Polly Flinn has a message for any privately owned c-store chains looking to sell: Join the Giant Eagle family.

“This isn’t a transaction for us; we want to welcome people into our family,” says Flinn, who has led Giant Eagle’s GetGo Cafe & Market c-store operations since 2016 after a career that included figuring out fuel for Walmart and rolling out retail and marketing for BP.

“One great thing about the c-store sector is it’s usually family-owned businesses, and it’s been grown this way,” Flinn says. “This is one family that’s looking for another family. Hopefully we’ve been able to demonstrate with the Rickers transaction that that’s how we like to do business.”

When supermarket and c-store heavyweight Giant Eagle Inc. acquired Ricker Oil in 2018, many industry watchers were surprised by the match.
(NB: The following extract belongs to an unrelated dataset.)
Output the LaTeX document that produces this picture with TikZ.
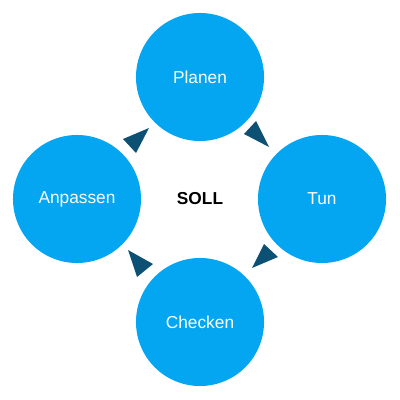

But Ricker’s 56 Indiana c-stores fit hand in glove with Giant Eagle, which already had several GetGo Cafe & Market c-stores in the area. And its foodservice-centric, tech-savvy culture paralleled that of the fresh-forward supermarket giant. Giant Eagle has fresh food in its DNA, Flinn says, which can benefit other c-store operators who have not been able to realize their foodservice ambitions through their current capabilities or capital.

“Those who are interested in having their business join a family … and would like to see their portfolio grow into a food-first c-store offer, we have a really strong track record and differentiating offer that other acquirers in marketplace don’t have,” she says.

GetGo, which has more than 200 c-stores in western Pennsylvania, Ohio, northern West Virginia, Maryland and Indiana, plans to add to the count, both organically and through acquisition. It has a pipeline of new sites planned, with a focus on 2-acre sites that can support a 5,000- to 6,000-square-foot store, about 60 parking spaces and perhaps a car wash. Potential acquisitions would ideally offer something similar, although the Ricker’s acquisition has given Giant Eagle the confidence that it can insert its GetGo Cafe & Market kitchen into sites as small as 3,000 square feet and get a quick return on investment. These aggressive growth plans demonstrate Giant Eagle’s bullish take on c-stores’ future chances.

“This is the golden moment for the small format,” Flinn says. “It’s up to us as innovators to really understand how … we maximize consumers who are moving forward and not really caring about the box that carries these things.”